Shakespeare arched one eyebrow at that, as Nicholas put out a hand.
“Peace, wife,” he said, trying not to giggle. “I would inquire, patient sir, whether you are not Shakespeare the poet?”
Shakespeare threw him an oddly furtive look. “I am that he, sir,” he admitted.
“Oh, sir, your Rape of Lucrece!” Mendoza said, attempting to make a good impression. “We bought us two copies i’Paul’s churchyard and read them to tatters, did we not, husband? And your Venus and Adonis, too.”
“So we did,” Nicholas agreed cautiously. Shakespeare looked rather gratified at that.
“Why, I am glad they pleased,” he said. “I have another in hand, to speak truth. More matter of Ovid: Actaeon his outrage ’gainst the goddess Diana, lewdly observed in her bath, and his transformation thereafter to a hart.”
Edward muttered an oath of surprise. Nicholas looked intrigued.
“Diana in her bath?” he said. “Naked-pale as the watery moon? Now, there’s matter that will speed, surely.”
“Ay, with the gallants at Court,” Shakespeare said, grinning. “You see how it will be, sir, much Rhyme Royal treating of fair wet bub—well!” He broke off, looking sidelong at Mendoza. “But peradventure you shall read, sir, an you apply to Master Field again, a year hence.”
“H’m! Peradventure I shall,” said Nicholas. “Well, then, Master Shakespeare, for your forbearance I do thank you humbly. Truly the garden is a poem, and each poem severally a garden of divers delight
s. Let us on, wife, and use no more of this fair gentleman’s time.”
NOOO, screamed Edward in silence. For God’s sake, can’t we even get a photograph?
Captain, can you take an image with the remote cam? Alec said, watching Edward in uneasy concern.
Oh, bloody Hell. Nicholas, turn and point out the hawk.
And the hawk-remote swept in low, as Nicholas pointed to it and said:
“Marry, she stoops! I hope you have no chickens at hazard, sir.”
“Oh, fie,” said Shakespeare, frowning up at the camera, and so his image was captured: prosperous gentleman with slightly muddy knees, staring up indignantly from his side of the garden wall, with the Elizabethan gallant and his lady staring up, too, posing for the camera on their side of the wall.
“Whose should that be but one of Greville’s again?” Shakespeare muttered. “I’ll get me a fowling-piece, and see how he liketh hawk pie.”
“Truly it is a shame, the way folk will let their birds range unmewed,” said Nicholas sympathetically. “Well, we must away. Bid Master Shakespeare good-day, wife.”

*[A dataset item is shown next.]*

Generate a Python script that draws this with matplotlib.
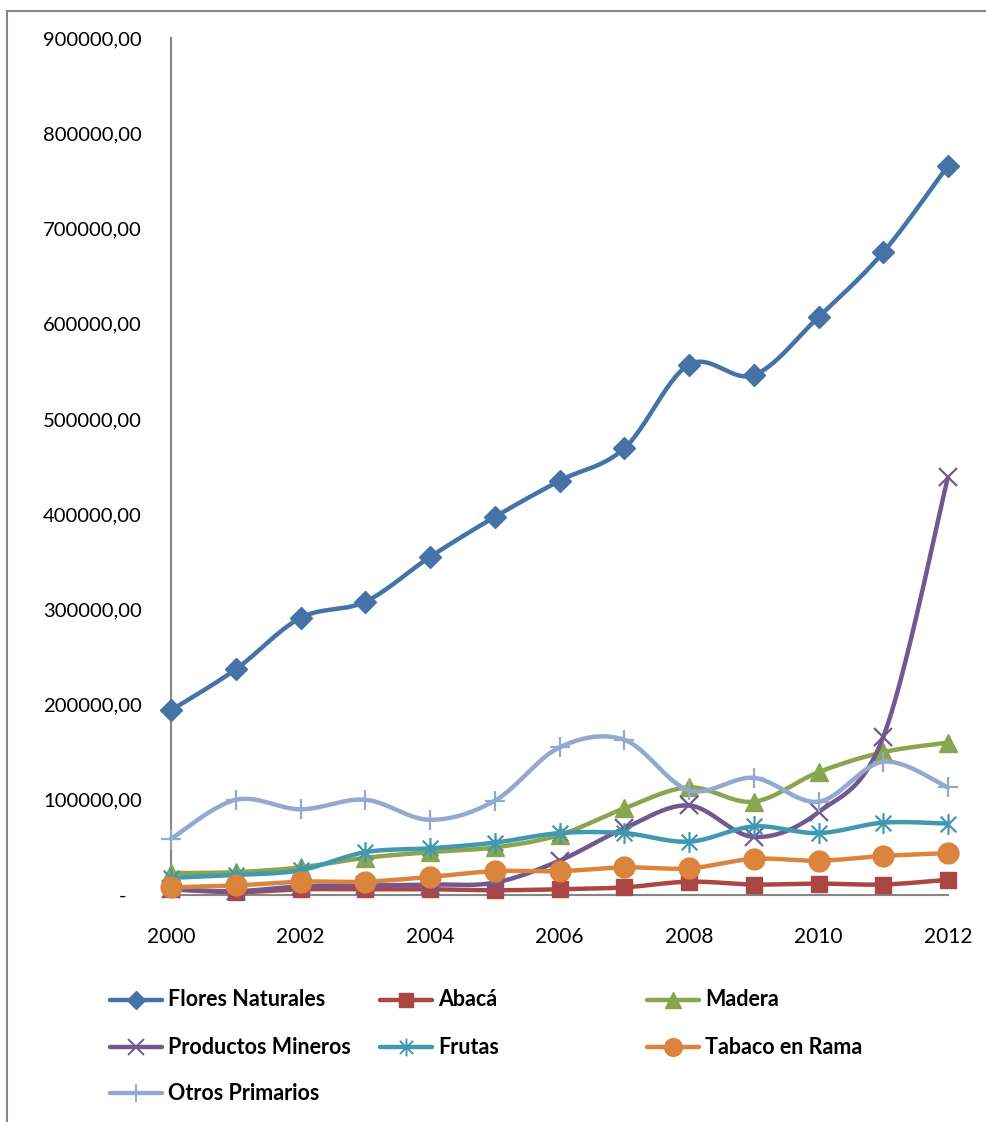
import numpy as np
import matplotlib
matplotlib.use("Agg")
import matplotlib.pyplot as plt
from matplotlib.lines import Line2D
from matplotlib.path import Path

plt.rcParams['font.family'] = ['Lato', 'DejaVu Sans']

# exportaciones primarias por año
years = [2000, 2001, 2002, 2003, 2004, 2005, 2006, 2007, 2008, 2009, 2010, 2011, 2012]
flores = [194000, 237000, 291000, 308000, 355000, 397000, 435000, 469000, 557000, 546000, 607000, 675000, 766000]
abaca = [6000, 3000, 6000, 6000, 6000, 5000, 6000, 8000, 14000, 11000, 12000, 11000, 16000]
madera = [23000, 24000, 29000, 39000, 45000, 50000, 63000, 91000, 113000, 98000, 129000, 150000, 160000]
mineros = [6000, 4000, 9000, 10000, 11000, 13000, 36000, 70000, 94000, 61000, 87000, 166000, 439000]
frutas = [18000, 21000, 26000, 45000, 49000, 55000, 65000, 65000, 56000, 72000, 65000, 76000, 75000]
tabaco = [8000, 10000, 14000, 14000, 19000, 25000, 25000, 29000, 28000, 38000, 36000, 41000, 44000]
otros = [59000, 100000, 90000, 100000, 79000, 99000, 155000, 163000, 110000, 123000, 98000, 140000, 113000]

# asterisco estilo Excel: vertical + dos diagonales
star_path = Path(
    [(0, -1), (0, 1), (-0.75, -0.75), (0.75, 0.75), (-0.75, 0.75), (0.75, -0.75)],
    [Path.MOVETO, Path.LINETO, Path.MOVETO, Path.LINETO, Path.MOVETO, Path.LINETO])

series = [
    ("Flores Naturales", flores, "#4572A7", "D", 11),
    ("Abacá", abaca, "#AA4643", "s", 12),
    ("Madera", madera, "#89A54E", "^", 13),
    ("Productos Mineros", mineros, "#71588F", "x", 13),
    ("Frutas", frutas, "#4198AF", star_path, 15),
    ("Tabaco en Rama", tabaco, "#DB843D", "o", 15),
    ("Otros Primarios", otros, "#93A9CF", "+", 15),
]


def smooth(x, y, n=30):
    """curva suavizada tipo Catmull-Rom (bezier) entre puntos"""
    p = np.column_stack([x, y]).astype(float)
    ext = np.vstack([p[0], p, p[-1]])
    t = np.linspace(0, 1, n)[:, None]
    out = []
    for i in range(len(p) - 1):
        p0, p1, p2, p3 = ext[i], ext[i + 1], ext[i + 2], ext[i + 3]
        c1 = p1 + (p2 - p0) / 6
        c2 = p2 - (p3 - p1) / 6
        seg = ((1 - t) ** 3) * p1 + 3 * ((1 - t) ** 2) * t * c1 + 3 * (1 - t) * t ** 2 * c2 + t ** 3 * p2
        out.append(seg if i == 0 else seg[1:])
    seg = np.vstack(out)
    return seg[:, 0], seg[:, 1]


fig = plt.figure(figsize=(9.86, 11.22), dpi=100)
ax = fig.add_axes([171 / 986, 1 - 895 / 1122, 777 / 986, 857 / 1122])

for i, (name, vals, color, marker, ms) in enumerate(series):
    sx, sy = smooth(years, vals)
    ax.plot(sx, sy, color=color, lw=3.2, zorder=2 + i * 2, clip_on=False, solid_capstyle='round')
    thin = marker in ("x", "+") or isinstance(marker, Path)
    ax.plot(years, vals, linestyle='none', marker=marker, ms=ms, color=color,
            mec=color, mew=1.6 if thin else 1, zorder=3 + i * 2, clip_on=False)

ax.set_xlim(2000, 2012)
ax.set_ylim(0, 900000)
ax.set_xticks(range(2000, 2013, 2))
ax.set_yticks(range(0, 900001, 100000))
ax.set_yticklabels(["-   " if v == 0 else f"{v:.2f}".replace(".", ",") for v in range(0, 900001, 100000)])
ax.tick_params(axis='y', length=0, pad=21, labelsize=14.6)
ax.tick_params(axis='x', length=0, pad=23, labelsize=15)
for side in ("top", "right"):
    ax.spines[side].set_visible(False)
for side in ("left", "bottom"):
    ax.spines[side].set_color("#868686")
    ax.spines[side].set_linewidth(1.5)

# leyenda en tres columnas de ancho fijo
col_x = [110, 380, 647]
row_y = [1000, 1047, 1093]
H = 1122
W = 986
for i, (name, vals, color, marker, ms) in enumerate(series):
    x0 = col_x[i % 3]
    y0 = row_y[i // 3]
    fy = 1 - y0 / H
    fig.add_artist(Line2D([x0 / W, (x0 + 52) / W], [fy, fy], color=color, lw=3.2,
                          transform=fig.transFigure, solid_capstyle='round'))
    thin = marker in ("x", "+") or isinstance(marker, Path)
    fig.add_artist(Line2D([(x0 + 26) / W], [fy], marker=marker, ms=ms * 0.85, color=color,
                          mec=color, mew=1.4 if thin else 1, linestyle='none',
                          transform=fig.transFigure))
    fig.text((x0 + 58) / W, fy, name, fontsize=15.5, fontweight='bold', va='center', ha='left')

# marco del gráfico
frame_c = "#878787"
fig.add_artist(Line2D([7 / W, 1], [1 - 11 / H, 1 - 11 / H], color=frame_c, lw=1.5, transform=fig.transFigure))
fig.add_artist(Line2D([7 / W, 7 / W], [0, 1 - 11 / H], color=frame_c, lw=1.5, transform=fig.transFigure))

fig.savefig("out.png", dpi=100)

“Good-day, Master Shakespeare,” said Mendoza.
“And to you, little madam,” Shakespeare said, smiling at her. His remarkable eyes widened as an idea occurred to him, and he held up a hand. “But stay you, now. Here’s an herb for you, lady, this same sweet lavender.” He scooped up one of several small clay pots containing live cuttings and handed it over the wall. “An it live it’ll be a goodly bush in a year’s time; and, remember you, it is the young wood that hath the life in it.”
Mendoza accepted it, wide-eyed. “I do thank you, gentle sir.”
“Y’are most welcome, lady,” he said, and returned to his weeding as they rode away.
“God, that was embarrassing,” said Mendoza. “What possessed me to come up with all that plausible incidental detail? Was that something we used to do for the Company?”
“Ay,” said Nicholas, with just a trace of smugness. “Thou wert a most complete, excellent, and perfect liar.”
You damned fool, said Edward as he ran along at Nicholas’s stirrup. Do you know how many generations yet unborn would pay fortunes even to have a glimpse of that man, let alone five minutes’ conversation, and you wasted my chance to ask even one question about his plays?